Task to complete: Lines containing the string "that" are to be counted. Write only how many there are.

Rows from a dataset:
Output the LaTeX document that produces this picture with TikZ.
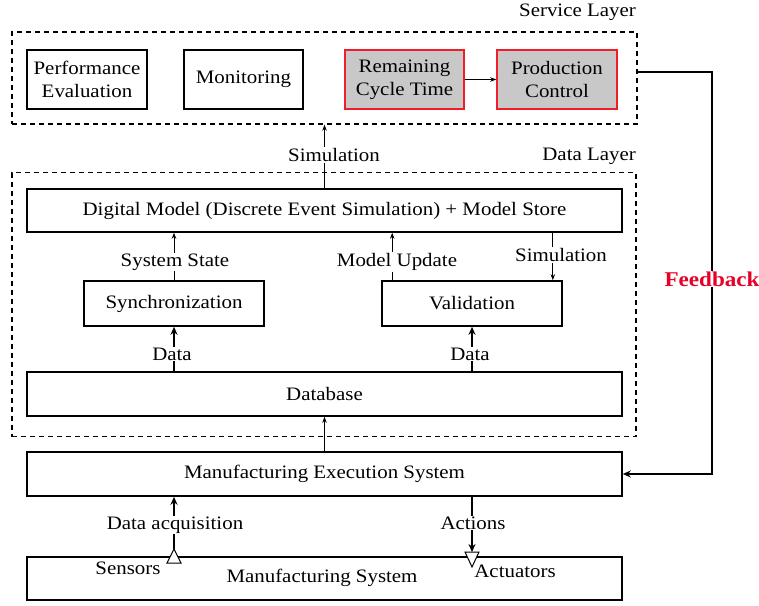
\documentclass[tikz,border=0pt]{standalone}
\usepackage{fontspec}
\setmainfont[FakeStretch=1.1]{Liberation Serif}
\usetikzlibrary{arrows.meta,calc}
\definecolor{fbred}{RGB}{232,0,40}
\definecolor{hotred}{RGB}{240,30,40}
\definecolor{hotgray}{RGB}{200,200,200}
\begin{document}
\begin{tikzpicture}[x=1pt,y=-1pt]
\tikzset{
 txt/.style={font=\fontsize{19}{23}\selectfont},
 blk/.style={draw=black,line width=1.6pt,fill=white,inner sep=0pt,align=center,txt},
 hot/.style={blk,draw=hotred,fill=hotgray},
 layer/.style={draw,line width=1.4pt,dash pattern=on 5pt off 4pt,inner sep=0pt},
 lbl/.style={txt,fill=white,inner sep=1pt},
 tarrow/.style={line width=0.8pt,-{Stealth[length=6pt,width=4.5pt]}},
 barrow/.style={line width=1.2pt,-{Stealth[length=8pt,width=7pt]}},
 tri/.style={line width=1pt,fill=white},
}
\useasboundingbox (0,0) rectangle (759,605);
% layers
\node[layer,minimum width=625pt,minimum height=92pt] (service) at (324.5,78) {};
\node[layer,minimum width=624pt,minimum height=264pt] (datal) at (324,304.5) {};
\node[txt,anchor=east,inner sep=0pt] (slab) at (636,12) {Service Layer};
\node[txt,anchor=east,inner sep=0pt] (dlab) at (636,156) {Data Layer};
% service blocks
\node[blk,minimum width=120pt,minimum height=59pt] (perf) at (87,79.5) {Performance\\Evaluation};
\node[blk,minimum width=119pt,minimum height=59pt] (mon) at (243.5,79.5) {Monitoring};
\node[hot,minimum width=119pt,minimum height=59pt] (rct) at (404.5,79.5) {Remaining\\Cycle Time};
\node[hot,minimum width=120pt,minimum height=59pt] (pc) at (557,79.5) {Production\\Control};
% data layer blocks
\node[blk,minimum width=595pt,minimum height=43pt] (dm) at (324.5,210.5) {Digital Model (Discrete Event Simulation) + Model Store};
\node[blk,minimum width=180pt,minimum height=45pt] (sync) at (174,303.5) {Synchronization};
\node[blk,minimum width=180pt,minimum height=45pt] (val) at (472,303.5) {Validation};
\node[blk,minimum width=595pt,minimum height=44pt] (db) at (324.5,394) {Database};
% lower blocks
\node[blk,minimum width=595pt,minimum height=44pt] (mes) at (324.5,474) {Manufacturing Execution System};
\node[blk,minimum width=595pt,minimum height=43pt] (ms) at (324.5,578.5) {};
\node[txt,inner sep=0pt] (mstxt) at (322,578) {Manufacturing System};
% connectors
\draw[tarrow] (rct) -- (pc);
\draw[tarrow] (dm.north) -- (dm.north |- service.south);
\node[lbl] (simlab) at (334,155) {Simulation};
\draw[tarrow] (sync.north) -- (sync.north |- dm.south);
\node[lbl] (sslab) at (175,262) {System State};
\coordinate (mu) at ($(val.north west)+(11,0)$);
\draw[tarrow] (mu) -- (mu |- dm.south);
\node[lbl] (mulab) at (397,262) {Model Update};
\coordinate (vs) at ($(val.north east)+(-10,0)$);
\draw[tarrow] (vs |- dm.south) -- (vs);
\node[lbl] (vslab) at (561,255) {Simulation};
\draw[barrow] (db.north -| sync.south) -- (sync.south);
\node[lbl] (d1lab) at (172,354) {Data};
\draw[barrow] (db.north -| val.south) -- (val.south);
\node[lbl] (d2lab) at (470,354) {Data};
\draw[tarrow] (mes.north -| dm.north) -- (db.south -| dm.north);
% sensors / actuators
\coordinate (sens) at (174,549);
\coordinate (act) at (472,552);
\draw[barrow] (sens) -- (sens |- mes.south);
\node[lbl] (dalab) at (175,525) {Data acquisition};
\draw[barrow] (mes.south -| act) -- (act);
\node[lbl] (aclab) at (473,523) {Actions};
\draw[tri] (sens) -- ($(sens)+(7,14)$) -- ($(sens)+(-7,14)$) -- cycle;
\draw[tri] ($(act)+(-7,0)$) -- ($(act)+(7,0)$) -- ($(act)+(0,15)$) -- cycle;
\node[txt,inner sep=0pt] (senslab) at (128,568) {Sensors};
\node[txt,inner sep=0pt] (actlab) at (515,571) {Actuators};
% feedback
\coordinate (fbtop) at (712,72);
\draw[line width=1.4pt,-{Stealth[length=8pt,width=7pt]}] (service.east |- fbtop) -- (fbtop) -- (fbtop |- mes.east) -- (mes.east);
\node[lbl,font=\bfseries\fontsize{21}{24}\selectfont,text=fbred] (fblab) at (712,279) {Feedback};
\end{tikzpicture}
\end{document}
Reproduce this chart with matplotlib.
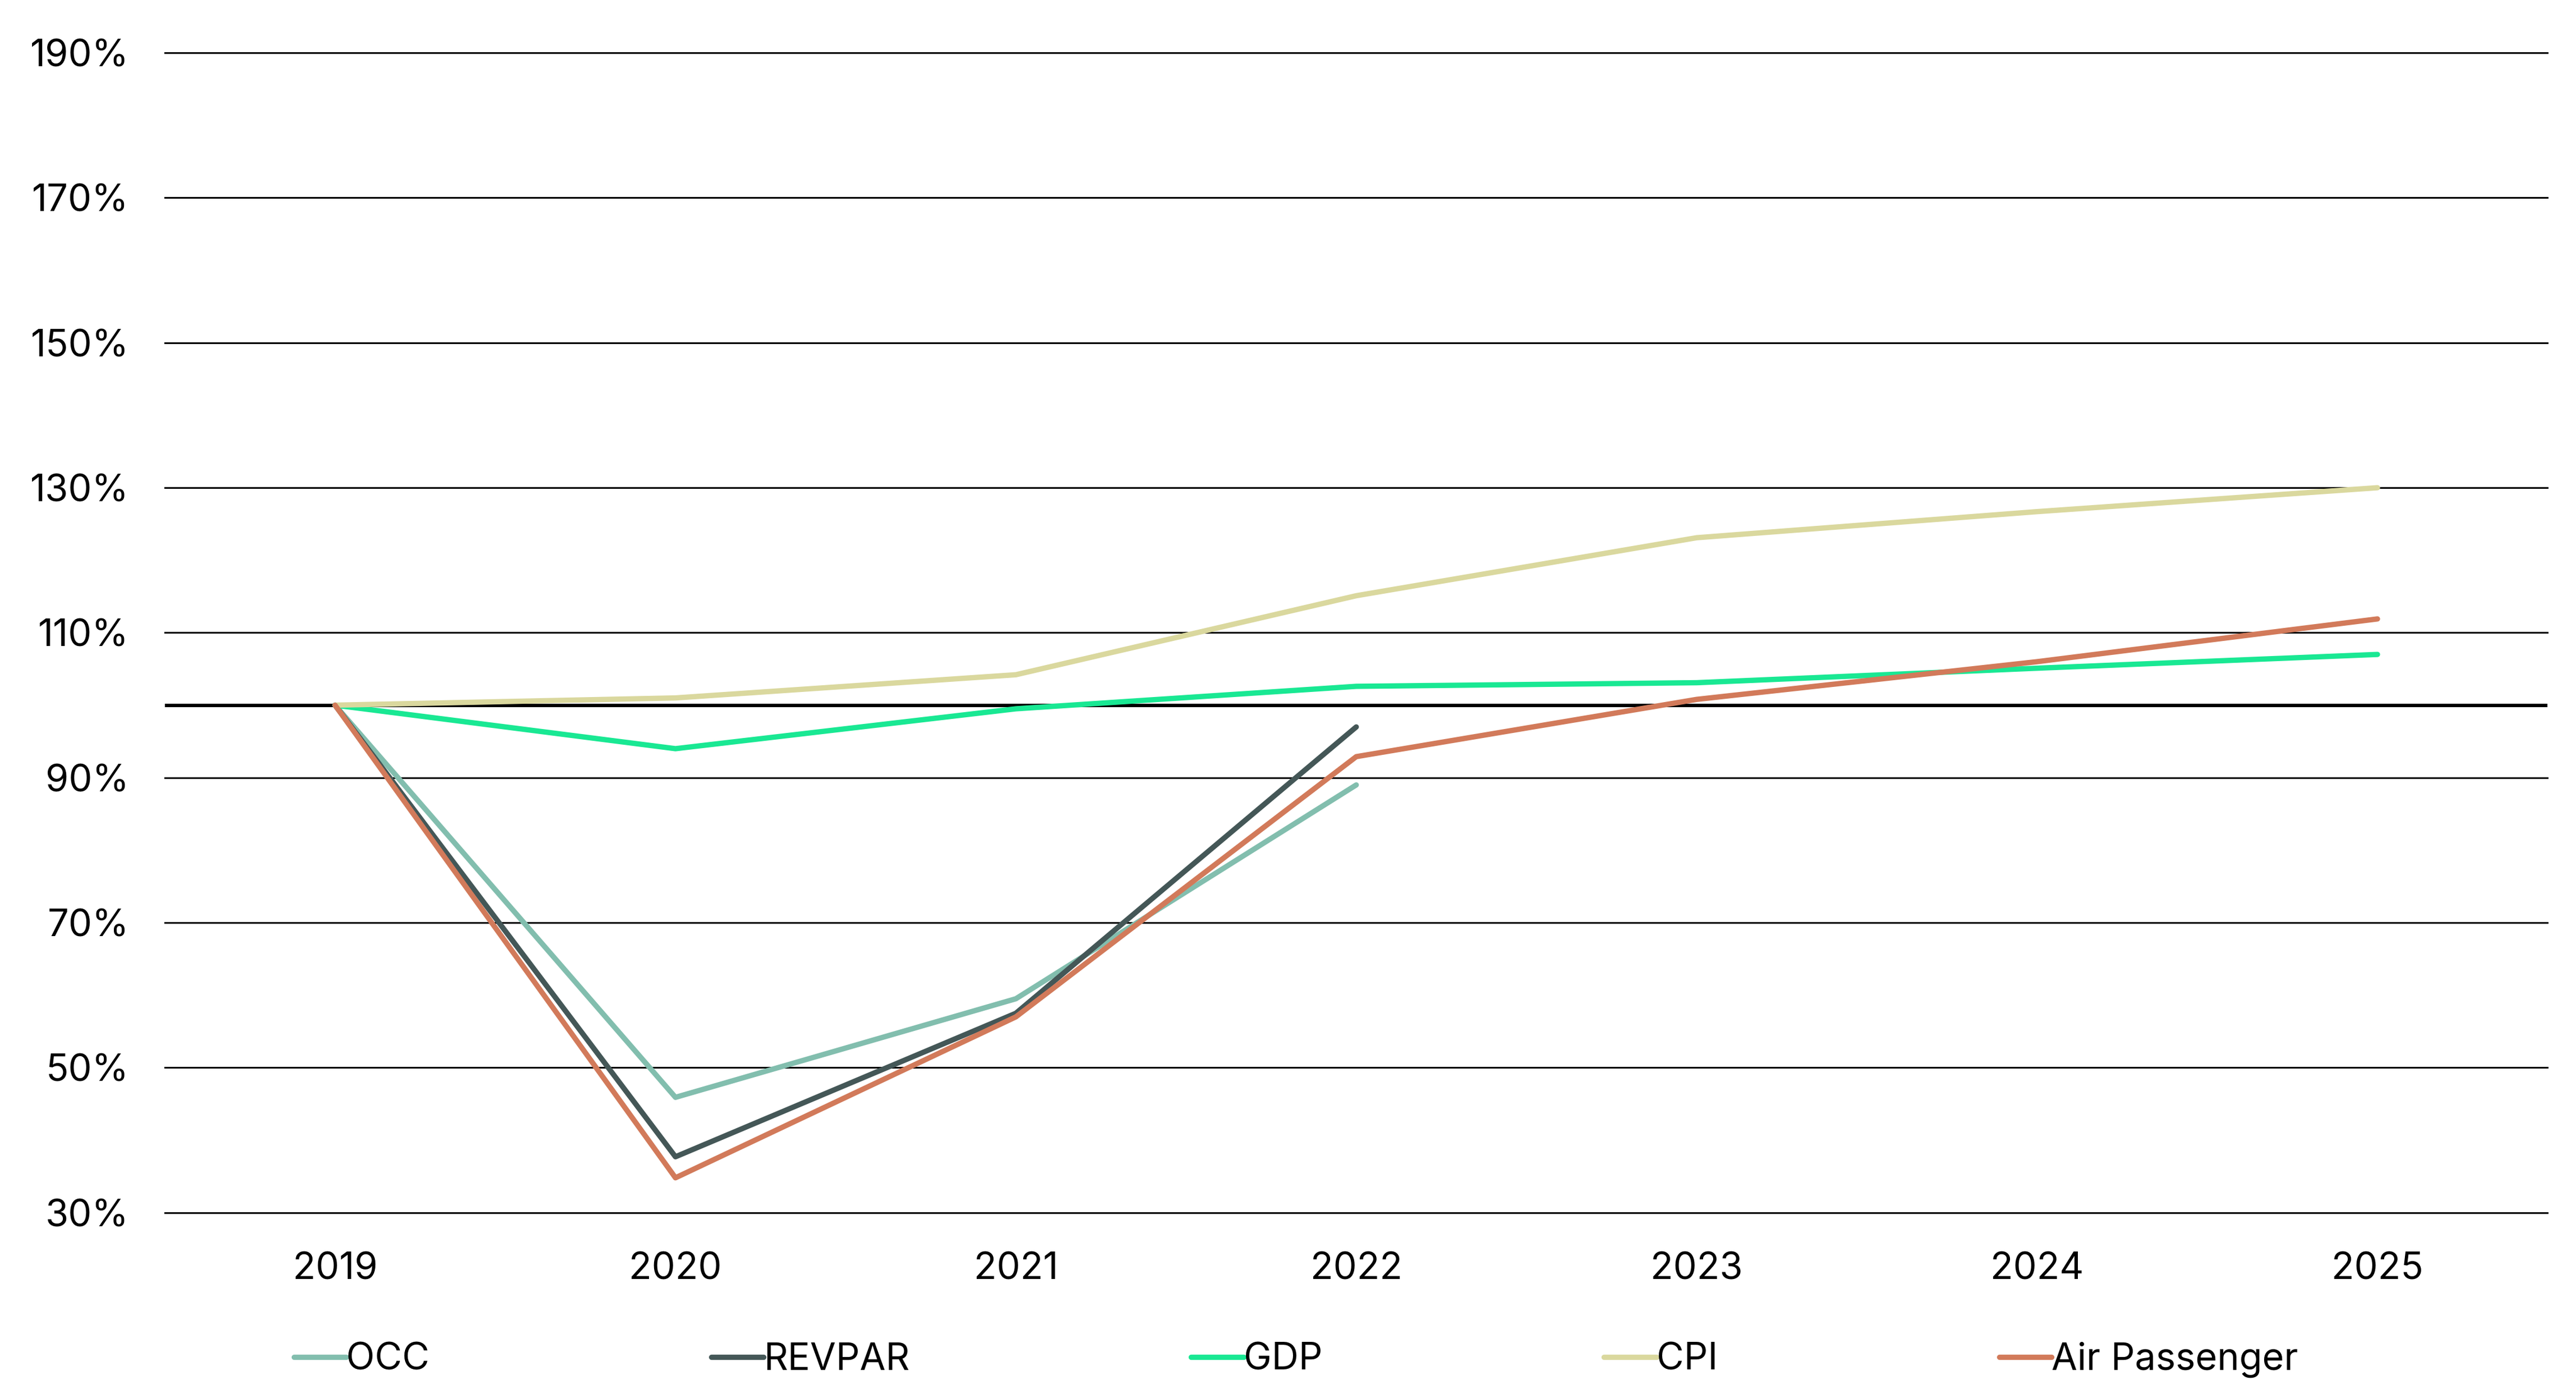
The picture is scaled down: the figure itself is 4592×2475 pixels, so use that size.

Answer to the problem: 2